Giving a third definition of microinsurance, the representative of the International Cooperative and Mutual Insurance Federation added “Microinsurance is insurance that is accessed by low-income population, provided by a variety of different entities, but run in accordance with generally accepted insurance practices (which should include the Insurance Core Principles).”
He said that Cooperatives and Mutuals are the hidden giants of the world economy, adding that the largest 300 Cooperatives and Mutuals have a turnover of 1 trillion USD.
On the potentials for cooperatives to provide microinsurance, he said that they have history of organising the poor; have operated in the interest of members by the members; have the principle of trust; there is ownership and loyalty; peer pressure while any surplus is reinvested or redistributed.
According to him, the values in Cooperative and Mutual include self-help, self-responsibility, democracy, equality, equity, solidarity, honesty, openness, social responsibility as well as caring for others.
On whether Cooperative and Mutual insurance can show the way, he said that a cooperative is an autonomous association of persons united voluntarily to meet their common economic, social, and cultural needs and aspirations through a jointly-owned and democratically controlled enterprise.
Speaking on the topic, Microinsurance as stimulus for microfinance “Sudan view” Omer Elfarowg Ahmed listed the microinsurance challenges to include microfinance awareness; efficient risk management tools; lack of credit information; moral hazard; reinsurance capacity as well as insurance products expansion.
For Dr.
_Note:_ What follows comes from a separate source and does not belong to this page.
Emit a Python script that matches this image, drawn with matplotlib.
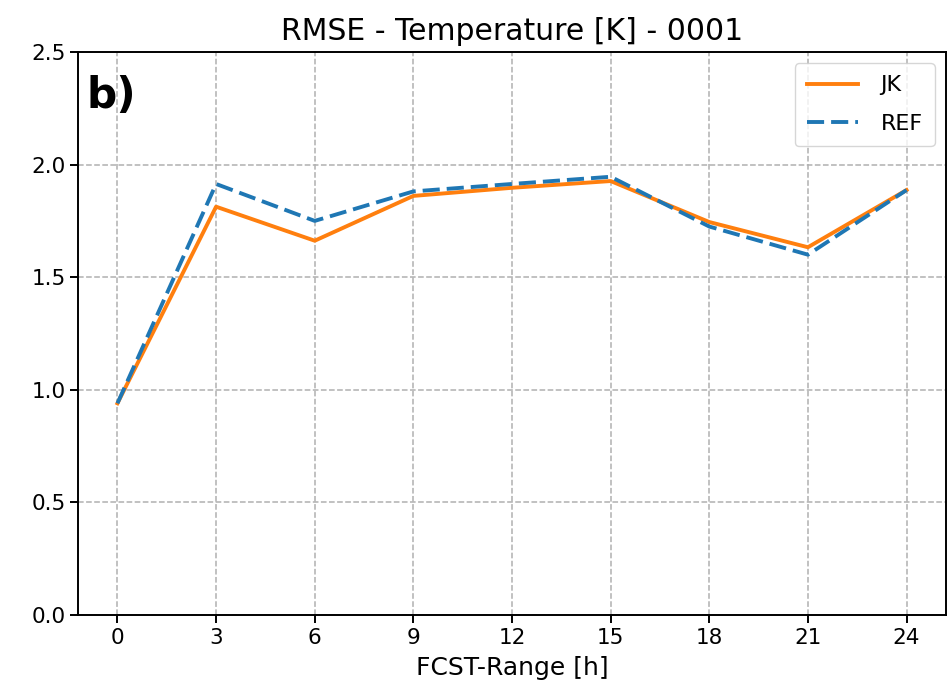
import matplotlib
matplotlib.use("Agg")
import matplotlib.pyplot as plt

# forecast ranges and RMSE values
fcst_range = [0, 3, 6, 9, 12, 15, 18, 21, 24]
rmse_jk = [0.94, 1.813, 1.662, 1.861, 1.897, 1.927, 1.745, 1.633, 1.887]
rmse_ref = [0.94, 1.914, 1.750, 1.881, 1.914, 1.946, 1.725, 1.600, 1.887]

fig = plt.figure(figsize=(9.47, 6.94), dpi=100)
ax = fig.add_axes([78 / 947, 1 - 615 / 694, (946 - 78) / 947, (615 - 52) / 694])

ax.plot(fcst_range, rmse_jk, color='tab:orange', lw=2.8, label='JK')
ax.plot(fcst_range, rmse_ref, color='tab:blue', lw=2.8, ls=(0, (4.4, 1.8)), label='REF')

ax.set_xticks(fcst_range)
ax.set_ylim(0, 2.5)
ax.set_xlim(-1.2, 25.2)
ax.grid(True, ls='--', color='#b0b0b0', lw=1.1)
ax.tick_params(labelsize=15.5, width=1.4, length=5.5)
for sp in ax.spines.values():
    sp.set_linewidth(1.4)

ax.set_title('RMSE - Temperature [K] - 0001', fontsize=21.5, pad=9)
ax.set_xlabel('FCST-Range [h]', fontsize=18, labelpad=6)
ax.text(0.01, 0.9, 'b)', transform=ax.transAxes, fontsize=30.5, fontweight='bold')
ax.legend(loc='upper right', fontsize=16, handlelength=2.3, labelspacing=0.85,
          handletextpad=1.0, borderpad=0.55)

fig.savefig('out.png', dpi=100)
Nureldym Mukhtar Osman Fageery who presented a paper on ‘Critical review of microinsurance in Sudan,’ he said that the Central Bank of Sudan started in cooperation with the Sudanese Insurance Union to introduce loan protection to cover the loss that a lending bank may incur upon the death, disability or sickness of a low- income borrowers or as a result of their assets loss especially standing crops damage, loss of animals and a house.
According to him, a co insurance pool was established by the members insurance companies in 2011 with objectives to promote the spread of innovative insurance policies in Sudan against loan linked risks in accordance with the terms of the Central Bank of Sudan; to reduce the cost of operation; to overcome the capacity problem of the market as well as to promote the exchange of information with similar pools.
However, the benefits of microinsurance, according to Ahmed are loan guarantee for finance providers; policy holders entitled to surplus; reduce insurance cost; policyholders benefits from loss prevention services; reduce economic waste; social responsibility; help poverty alleviation while also serving as a method of co-operation between participants.